Seulement ce bel ordonnancement dérape dans la nuit du vendredi au samedi. Peu après minuit, cuisinée par le capitaine Le Boursicaud, la compagne d’un des conjurés cite la première le nom d’Yvan Colonna. Valérie Dupuis, qui ne fait pas partie du complot, ne le désigne pas formellement comme le tueur. Mais le suspecte d’avoir participé à l’opération. Le flic interrompt tout de suite l’audition et se rue dans le bureau du chef Marion pour préconiser l’arrestation immédiate de Colonna. Selon les témoins directs de la conversation, Marion, plus autocrate que jamais, refuse sèchement. « Il n’a jamais voulu dévier de son calendrier sans que l’on puisse savoir pourquoi », racontent-ils. Psycho-rigide, l’ami Roger ? Ou alors très prudent envers les fils Colonna dont le père, ancien député socialiste, reste très proche de Patrice Bergougnoux, directeur général de la police nationale lors de l’assassinat du préfet de Corse ? Mystère. Toujours est-il que le capitaine Le Boursicaud n’est pas décidé à lâcher l’affaire. Jeté de chez Marion, il s’ouvre de sa nouvelle piste brûlante à Laurence Le Vert, la juge d’instruction en charge du dossier qui assiste aux auditions. Celle-ci retourne alors à la charge chez Roger Marion. Et se fait également éconduire. Le flic ne reviendra pas sur sa position. Or, le dimanche matin quand les policiers arrivent à Cargèse (Corse-du-Sud), l’oiseau s’est déjà envolé. Pour quatre ans de cavale.

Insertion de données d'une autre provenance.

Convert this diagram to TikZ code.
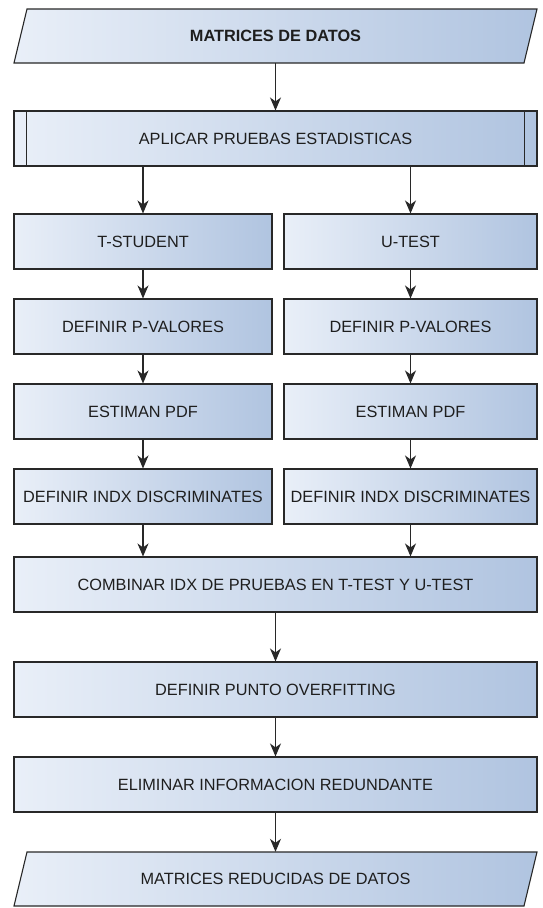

Jusqu’ici, pour se défendre, Roger Marion a toujours soutenu qu’il n’avait aucune raison d’intervenir plus tôt, Colonna n’ayant été formellement désigné comme le tueur par un membre du commando, Didier Maranelli, qu’à la fin de sa garde-à-vue dans la nuit de samedi à dimanche, 24 heures après que sa compagne Valérie Dupuis ait cité son nom. Et de renvoyer la responsabilité de la boulette à un défaut dans la surveillance exercée par son adjoint en Corse, Jean-François Lelièvre.
Autre axe de défense de Marion : les Renseignements Généraux, chargé de surveiller Colonna, ne l’avaient jamais averti de la dangerosité du personnage. Il n’était donc pas, selon lui, à même d’évaluer, quand son nom est sorti en garde-à-vue, si celui-ci avait un profil du tueur de préfet. Et pour cause : les RG n’avaient pas détecté non plus qu’il s’agissait d’un gros poisson et avaient sous-traité la surveillance des fils Colonna à leurs collègues du RAID, efficaces filocheurs sans doute, mais piètres analystes, des gros bras incapables de repérer un nationaliste radical d’une chèvre corse. « On aurait été plus vigilant sur Yvan Colonna si le préfet Bonnet nous avait fait part des tuyaux de son indic Corte, soupire un hiérarque des RG. Mais Bonnet n’a voulu partager ses petits secrets qu’avec le juge Bruguière et son factotum Marion, poursuit-il. Jospin lui avait promis le poste de préfet de police de Paris en cas de réussite de sa mission en Corse. Il voulait donc pouvoir mettre à son crédit l’éventuelle arrestation du meurtrier et avait passé un pacte de confidentialité avec les as de l’anti-terro ».
Un préfet de Corse qui cache ses tuyaux aux RG et à la PJ, un juge anti-terro qui ne les partage qu’avec le chef de la DNAT, lequel n’en fait qu’à sa tête sans tirer partie des confidences obtenues en garde-à-vue par son équipe : un cocktail qui fleure bon la guerre des polices et que les défenseurs de Colonna vont se faire un plaisir de faire pétiller en pleine Cour d’assises entre le 21 et le 28 novembre, lorsque les policiers chargés de l’enquête Erignac défileront à la barre.